Тавлинский-старший опустил голову.
- Байрон, это несправедливо. Ты не прожил и половины срока, который отпущен мне...
- А, ты об этом... Справедливость тут, увы, не при чем. В Чечне меня могли убить дважды. Первый раз во время зачистки одного села километрах в тридцати южнее Грозного. Я там находился в своем официальном качестве - как следователь военной прокуратуры. А пришлось ввязаться в драку. Столкнулись с боевиками. Крутая вышла заваруха. Подобрал автомат убитого бойца и отстреливался, как в Афгане. Когда же все вроде закончилось и начали эвакуироваться, откуда ни возьмись - пацан с гранатометом. Пацан и старуха она его то ли защитить пыталась, то ли за обломок стены затолкать, чтоб мы не засекли. А он вскинул гранатомет и поверх ее плеча прицелился в БМП, в которую раненых подсаживали. Никто не видел пацана, кроме меня. Если бы он выстрелил, машина накрылась бы вместе с ранеными и живыми. Я убил обоих. Выпустил в них весь рожок, чтоб не жалеть задним числом. С боем вырвались из того села, еще сколько-то народу положили. Как в Афгане. Там ведь мне пришлось раненного командира заменять, выводить своих из ущелья. В Чечне, видишь, все в точности повторилось: командир тяжело ранен, я взял командование на себя - как старший по званию. Прорвались. Отделался легкой контузией. А через неделю нарвался на пехотную мину на окраине Грозного. Саперы сказали, что я правильно прыгал, иначе вообще без ноги остался бы. Да и яйца оторвало бы. Нас всех подстерегает случай.

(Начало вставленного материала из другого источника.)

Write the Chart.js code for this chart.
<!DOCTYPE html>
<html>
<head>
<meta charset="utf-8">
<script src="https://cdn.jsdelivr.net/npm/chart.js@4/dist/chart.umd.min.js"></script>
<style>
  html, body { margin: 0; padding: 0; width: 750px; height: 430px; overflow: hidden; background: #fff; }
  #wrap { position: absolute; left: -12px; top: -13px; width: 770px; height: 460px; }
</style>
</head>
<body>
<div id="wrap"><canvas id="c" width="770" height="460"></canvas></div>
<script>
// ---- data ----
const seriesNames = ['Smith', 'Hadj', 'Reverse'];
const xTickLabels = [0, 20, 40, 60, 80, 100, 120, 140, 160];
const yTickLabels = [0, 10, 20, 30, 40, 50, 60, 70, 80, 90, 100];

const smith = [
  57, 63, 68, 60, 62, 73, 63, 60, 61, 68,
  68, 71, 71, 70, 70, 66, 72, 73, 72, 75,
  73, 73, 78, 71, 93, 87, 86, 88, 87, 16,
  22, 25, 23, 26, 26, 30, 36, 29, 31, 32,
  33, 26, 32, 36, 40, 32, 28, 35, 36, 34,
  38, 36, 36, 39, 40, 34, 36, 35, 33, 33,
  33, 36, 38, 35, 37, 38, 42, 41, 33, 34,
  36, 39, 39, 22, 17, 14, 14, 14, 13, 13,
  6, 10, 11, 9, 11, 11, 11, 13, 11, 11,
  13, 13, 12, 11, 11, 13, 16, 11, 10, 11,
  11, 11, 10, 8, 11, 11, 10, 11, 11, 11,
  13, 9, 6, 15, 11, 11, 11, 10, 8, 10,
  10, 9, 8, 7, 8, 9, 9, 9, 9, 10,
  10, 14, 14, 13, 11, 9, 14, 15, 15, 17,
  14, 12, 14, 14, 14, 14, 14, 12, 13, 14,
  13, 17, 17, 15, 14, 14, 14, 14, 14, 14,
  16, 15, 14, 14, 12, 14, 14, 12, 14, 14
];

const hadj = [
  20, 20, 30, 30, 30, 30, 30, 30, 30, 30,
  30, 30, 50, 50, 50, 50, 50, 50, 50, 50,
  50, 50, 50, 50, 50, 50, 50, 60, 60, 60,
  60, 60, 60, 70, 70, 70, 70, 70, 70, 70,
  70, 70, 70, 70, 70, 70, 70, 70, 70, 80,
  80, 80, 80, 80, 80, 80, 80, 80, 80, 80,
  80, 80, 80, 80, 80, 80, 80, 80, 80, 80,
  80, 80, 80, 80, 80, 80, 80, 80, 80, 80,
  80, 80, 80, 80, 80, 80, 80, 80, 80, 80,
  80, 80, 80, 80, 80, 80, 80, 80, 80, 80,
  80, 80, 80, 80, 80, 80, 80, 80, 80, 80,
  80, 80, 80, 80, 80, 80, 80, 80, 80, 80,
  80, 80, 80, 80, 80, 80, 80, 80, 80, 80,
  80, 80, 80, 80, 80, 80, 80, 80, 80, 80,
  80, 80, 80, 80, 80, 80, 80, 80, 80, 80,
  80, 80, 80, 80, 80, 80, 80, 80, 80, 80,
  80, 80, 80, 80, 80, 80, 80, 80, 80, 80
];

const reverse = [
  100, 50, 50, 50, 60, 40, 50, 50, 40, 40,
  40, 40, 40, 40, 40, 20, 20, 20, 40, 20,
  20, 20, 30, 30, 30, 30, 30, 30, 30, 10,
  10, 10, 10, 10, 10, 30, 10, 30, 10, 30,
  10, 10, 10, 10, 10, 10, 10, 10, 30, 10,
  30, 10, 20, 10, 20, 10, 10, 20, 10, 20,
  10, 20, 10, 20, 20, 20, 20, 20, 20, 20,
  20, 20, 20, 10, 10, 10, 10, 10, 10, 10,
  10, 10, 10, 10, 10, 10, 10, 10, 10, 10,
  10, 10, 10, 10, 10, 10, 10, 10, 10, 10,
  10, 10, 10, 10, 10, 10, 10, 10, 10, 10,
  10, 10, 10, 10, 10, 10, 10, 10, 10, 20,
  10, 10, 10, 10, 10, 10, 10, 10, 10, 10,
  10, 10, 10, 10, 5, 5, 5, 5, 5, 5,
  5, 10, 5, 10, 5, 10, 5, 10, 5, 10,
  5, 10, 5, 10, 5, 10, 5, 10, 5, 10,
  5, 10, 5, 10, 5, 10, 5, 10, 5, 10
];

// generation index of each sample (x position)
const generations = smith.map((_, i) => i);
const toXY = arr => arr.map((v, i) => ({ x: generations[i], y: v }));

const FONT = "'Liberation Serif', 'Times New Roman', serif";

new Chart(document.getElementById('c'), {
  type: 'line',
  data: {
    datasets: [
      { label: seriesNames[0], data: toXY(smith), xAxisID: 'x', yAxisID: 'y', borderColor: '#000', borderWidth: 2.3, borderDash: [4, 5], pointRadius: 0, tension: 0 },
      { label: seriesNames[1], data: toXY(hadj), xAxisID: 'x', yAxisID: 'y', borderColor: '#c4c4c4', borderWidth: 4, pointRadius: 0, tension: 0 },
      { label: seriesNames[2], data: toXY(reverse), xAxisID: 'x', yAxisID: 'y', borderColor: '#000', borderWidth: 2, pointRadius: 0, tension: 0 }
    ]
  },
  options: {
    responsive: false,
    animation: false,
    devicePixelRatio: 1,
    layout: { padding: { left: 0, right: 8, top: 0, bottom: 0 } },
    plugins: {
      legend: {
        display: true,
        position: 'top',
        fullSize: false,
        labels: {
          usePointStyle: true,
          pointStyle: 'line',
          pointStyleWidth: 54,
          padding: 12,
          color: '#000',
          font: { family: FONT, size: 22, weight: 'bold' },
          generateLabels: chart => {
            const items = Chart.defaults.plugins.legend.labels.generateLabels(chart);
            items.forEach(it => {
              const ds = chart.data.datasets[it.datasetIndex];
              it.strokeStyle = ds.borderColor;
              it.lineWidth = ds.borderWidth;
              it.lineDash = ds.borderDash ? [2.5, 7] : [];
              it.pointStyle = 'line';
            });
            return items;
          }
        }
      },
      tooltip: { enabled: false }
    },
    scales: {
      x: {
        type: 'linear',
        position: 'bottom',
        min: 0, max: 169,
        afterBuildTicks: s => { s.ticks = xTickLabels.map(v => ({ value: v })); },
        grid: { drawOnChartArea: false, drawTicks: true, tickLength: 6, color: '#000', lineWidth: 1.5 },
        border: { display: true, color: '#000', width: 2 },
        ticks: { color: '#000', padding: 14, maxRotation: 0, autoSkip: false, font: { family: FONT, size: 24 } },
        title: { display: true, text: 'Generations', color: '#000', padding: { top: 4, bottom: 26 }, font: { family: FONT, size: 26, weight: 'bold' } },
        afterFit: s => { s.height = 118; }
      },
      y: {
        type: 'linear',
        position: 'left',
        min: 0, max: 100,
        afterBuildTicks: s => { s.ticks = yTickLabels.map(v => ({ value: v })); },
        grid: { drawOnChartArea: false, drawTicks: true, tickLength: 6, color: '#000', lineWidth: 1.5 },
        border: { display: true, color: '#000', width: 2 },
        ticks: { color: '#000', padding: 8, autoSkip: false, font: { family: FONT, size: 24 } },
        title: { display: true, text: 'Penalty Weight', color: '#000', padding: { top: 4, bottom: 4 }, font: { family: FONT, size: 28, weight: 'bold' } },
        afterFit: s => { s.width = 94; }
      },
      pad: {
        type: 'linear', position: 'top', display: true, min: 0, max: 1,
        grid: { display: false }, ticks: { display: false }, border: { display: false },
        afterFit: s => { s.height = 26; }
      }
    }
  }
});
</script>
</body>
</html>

- Вот именно. - Старик поднял голову. - Хаос, абсурд, белиберда рассобачья. Я так не хочу. Не хочу, Байрон. Я не в силах выкарабкаться из абсурда, но могу и должен сам поставить точку в этой истории. Чтоб не остаться просто-напросто тенью ее. Истории, я имею в виду. Все мои жизни текли по каким-то правилам. Одни я принимал и подчинялся им, другие не принимал, но подчинялся, потому что нельзя было иначе, третьи я не принимаю и не желаю им подчиняться. Единственное разумное деяние, на которое я еще способен, - поставить точку. По своей воле.

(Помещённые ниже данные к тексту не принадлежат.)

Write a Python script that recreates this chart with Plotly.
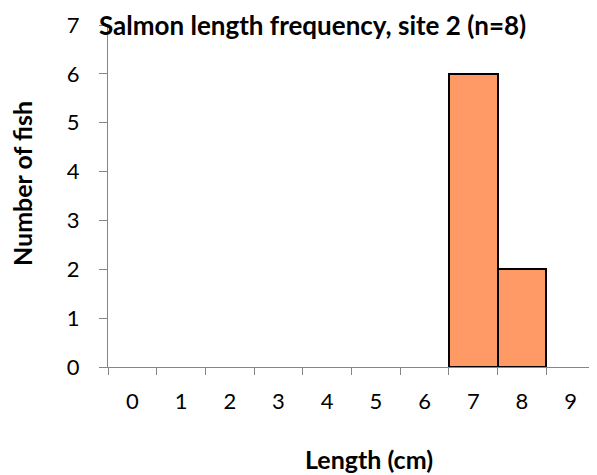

- Это очень даже по-русски получается, - глухо проговорил Байрон. - В Бога я не верю, а последним моим поступком станет карикатура: я этому вашему Богу язык покажу. Где-то я про это читал. Разумеется, у Достоевского...

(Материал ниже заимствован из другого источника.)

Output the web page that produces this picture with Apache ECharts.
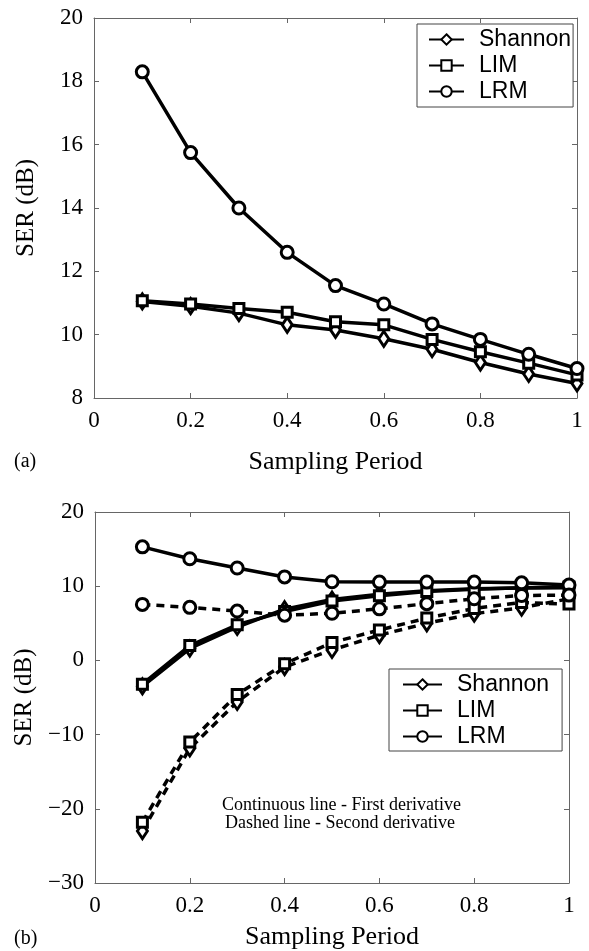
<!DOCTYPE html>
<html>
<head>
<meta charset="utf-8">
<script src="https://cdn.jsdelivr.net/npm/echarts@6/dist/echarts.min.js"></script>
<style>
html,body{margin:0;padding:0;background:#fff;}
#chart{width:589px;height:951px;}
</style>
</head>
<body>
<div id="chart"></div>
<script>
// ---- data ----
const periods = [0.1, 0.2, 0.3, 0.4, 0.5, 0.6, 0.7, 0.8, 0.9, 1.0];
const seriesNames = ['Shannon', 'LIM', 'LRM'];

// panel (a)
const aShannon = [11.05, 10.9, 10.68, 10.31, 10.15, 9.87, 9.54, 9.12, 8.76, 8.46];
const aLIM     = [11.07, 10.97, 10.83, 10.71, 10.41, 10.31, 9.85, 9.46, 9.1, 8.73];
const aLRM     = [18.3, 15.75, 14.0, 12.6, 11.55, 10.97, 10.34, 9.85, 9.38, 8.93];

// panel (b) - first derivative (continuous)
const bShannon1 = [-3.5, 1.6, 4.5, 6.9, 8.2, 8.9, 9.4, 9.65, 9.75, 9.8];
const bLIM1     = [-3.2, 2.0, 4.8, 6.6, 8.0, 8.7, 9.3, 9.6, 9.8, 9.9];
const bLRM1     = [15.3, 13.7, 12.45, 11.25, 10.6, 10.55, 10.55, 10.55, 10.45, 10.15];
// panel (b) - second derivative (dashed)
const bShannon2 = [-23.0, -11.85, -5.6, -0.9, 1.4, 3.4, 5.0, 6.3, 7.1, 8.3];
const bLIM2     = [-21.8, -11.0, -4.6, -0.45, 2.4, 4.1, 5.7, 7.0, 7.8, 7.6];
const bLRM2     = [7.55, 7.15, 6.65, 6.1, 6.35, 6.95, 7.65, 8.3, 8.75, 8.8];

const xTicks = {min: 0, max: 1, interval: 0.2};
const aYTicks = {min: 8, max: 20, interval: 2};
const bYTicks = {min: -30, max: 20, interval: 10};

const notes = ['Continuous line - First derivative', 'Dashed line - Second derivative'];
const xTitle = 'Sampling Period';
const yTitle = 'SER (dB)';

// ---- styling ----
const SERIF = "'Liberation Serif','Times New Roman',serif";
const SANS = "'Liberation Sans',Arial,sans-serif";
const AX = '#666';
const symbols = {Shannon: 'diamond', LIM: 'rect', LRM: 'circle'};
const symSizes = {Shannon: [10, 15], LIM: 10, LRM: 12};

function fmt(v) {
  let s = String(+(+v).toFixed(1));
  return s.replace('-', '\u2212');
}
function pairs(arr) { return periods.map((x, i) => [x, arr[i]]); }

function mkX(grid, nameGap, main) {
  return {
    gridIndex: grid, type: 'value', min: xTicks.min, max: xTicks.max, interval: xTicks.interval,
    position: main ? 'bottom' : 'top',
    axisLine: {show: true, onZero: false, lineStyle: {color: AX, width: 1}},
    axisTick: {show: true, inside: true, length: 5, lineStyle: {color: AX, width: 1}},
    splitLine: {show: false},
    axisLabel: {show: main, formatter: fmt, fontFamily: SERIF, fontSize: 23, color: '#000', margin: 11},
    name: main ? xTitle : '', nameLocation: 'middle', nameGap: nameGap,
    nameTextStyle: {fontFamily: SERIF, fontSize: 26, color: '#000'}
  };
}
function mkY(grid, t, main) {
  return {
    gridIndex: grid, type: 'value', min: t.min, max: t.max, interval: t.interval,
    position: main ? 'left' : 'right',
    axisLine: {show: true, onZero: false, lineStyle: {color: AX, width: 1}},
    axisTick: {show: true, inside: true, length: 5, lineStyle: {color: AX, width: 1}},
    splitLine: {show: false},
    axisLabel: {show: main, formatter: fmt, fontFamily: SERIF, fontSize: 23, color: '#000', margin: 11},
    name: main ? yTitle : '', nameLocation: 'middle', nameGap: 55, nameRotate: 90,
    nameTextStyle: {fontFamily: SERIF, fontSize: 25, color: '#000'}
  };
}
function mkS(name, arr, xi, yi, dashed) {
  return {
    type: 'line', name: name, xAxisIndex: xi, yAxisIndex: yi, data: pairs(arr),
    symbol: symbols[name], symbolSize: symSizes[name], showSymbol: true,
    lineStyle: {color: '#000', width: 3.5, type: dashed ? [8, 6] : 'solid'},
    itemStyle: {color: '#fff', borderColor: '#000', borderWidth: 3},
    emphasis: {disabled: true}, animation: false
  };
}
function mkLegend(left, top, pad, w) {
  return {
    show: true, orient: 'vertical', left: left, top: top, data: seriesNames,
    padding: pad, itemWidth: w, itemHeight: 13, itemGap: 3,
    borderColor: '#444', borderWidth: 1, backgroundColor: '#fff',
    textStyle: {fontFamily: SANS, fontSize: 23, color: '#000', padding: [0, 0, 0, 10]},
    selectedMode: false
  };
}

const chart = echarts.init(document.getElementById('chart'), null, {renderer: 'canvas'});
chart.setOption({
  backgroundColor: '#fff',
  animation: false,
  grid: [
    {left: 94, right: 12, top: 18, height: 380, containLabel: false},
    {left: 95, right: 20, top: 512, height: 371, containLabel: false}
  ],
  xAxis: [mkX(0, 51, true), mkX(0, 0, false), mkX(1, 41, true), mkX(1, 0, false)],
  yAxis: [mkY(0, aYTicks, true), mkY(0, aYTicks, false), mkY(1, bYTicks, true), mkY(1, bYTicks, false)],
  legend: [mkLegend(417, 24, [4, 2, 4, 11], 35), mkLegend(389, 669, [4, 13, 3, 13], 39)],
  series: [
    mkS('Shannon', aShannon, 0, 0, false),
    mkS('LIM', aLIM, 0, 0, false),
    mkS('LRM', aLRM, 0, 0, false),
    mkS('Shannon', bShannon1, 2, 2, false),
    mkS('LIM', bLIM1, 2, 2, false),
    mkS('LRM', bLRM1, 2, 2, false),
    mkS('Shannon', bShannon2, 2, 2, true),
    mkS('LIM', bLIM2, 2, 2, true),
    mkS('LRM', bLRM2, 2, 2, true)
  ],
  graphic: [
    {type: 'text', left: 14, top: 452, style: {text: '(a)', font: "20px 'Liberation Serif','Times New Roman',serif", fill: '#000'}},
    {type: 'text', left: 14, top: 929, style: {text: '(b)', font: "20px 'Liberation Serif','Times New Roman',serif", fill: '#000'}},
    {type: 'text', left: 222, top: 796, style: {text: notes[0], font: "18px 'Liberation Serif','Times New Roman',serif", fill: '#000'}},
    {type: 'text', left: 225, top: 814, style: {text: notes[1], font: "18px 'Liberation Serif','Times New Roman',serif", fill: '#000'}}
  ]
});
</script>
</body>
</html>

- В "Бесах", - уточнил старик. - Но русскому ли человеку оглядываться на Бога, если он, даже верующий, всю жизнь на начальство оглядывается? А теперь-то... теперь и вовсе не на кого оглядываться и некому язык показывать. Бездна вокруг, и лететь в этой бездне можно бесконечно и бессмысленно.
- И хочется.
- Видишь ли, я тут задумал...
- Покончить с собой, - сухо сказал Байрон. - Чтоб замкнуть круг абсурда и остаться в нем навсегда.
Старик помолчал.
- Когда я вернулся домой после расстрела, жена и дети спали. Раннее утро было. Я тихонько разделся в прихожей и остановился в растерянности: приказ выполнен, все в порядке, но... Как будто в машине что-то заклинило. И тут из своей комнатенки выскользнула Нила. Сколько ж ей было - двенадцать? тринадцать? а может, четырнадцать? - не помню. Глянула мне в лицо, схватила за руку и потянула. Я за ней - как мертвый. Она воды согрела, помогла мне умыться, расчесала... Тут-то я и попытался - первый раз в жизни - рассказать о том, что произошло. Путано, скомканно, о многом, конечно, умалчивая... А она мне: "Бог все видит, не бойся". Чего мне бояться? А она все твердит: не бойся да не бойся, и дотвердилась до того, что во мне бес взыграл. Схватил я ее в охапку, сжал, смял... она в одной рубашонке была... крепенькая такая... такой грудастенький и жопастенький лягушонок... Изнасиловал. У меня много женщин было... разных... Но такой, как Нила - та Нила, - никогда не было. Ни одна женщина не вызывала во мне такого бесовского желания... разорвать ее хотелось... изувечить... - Старик помолчал. - И помирать буду - ее тогдашнюю вспомню, потому что она меня спасла. Спасла. Знаешь, может, это как-то даже по-людоедски сейчас звучит, но во всей той истории случай с Нилой оказался единственным моим человеческим деянием. С годами понял: единственным подлинно человеческим. А остальное - явление технического порядка. Понимаешь?
- Кажется, да, - тихо ответил внук. - Во всяком случае, после Нилы ты уже мог вернуться к жене и детям человеком. Ты это имел в виду?
- Я мог жить дальше. И вот дожил до того дня, когда должен опять совершить что-то подлинно человеческое.
Байрон попытался улыбнуться, но ничего у него не получилось. Оскалился - и все.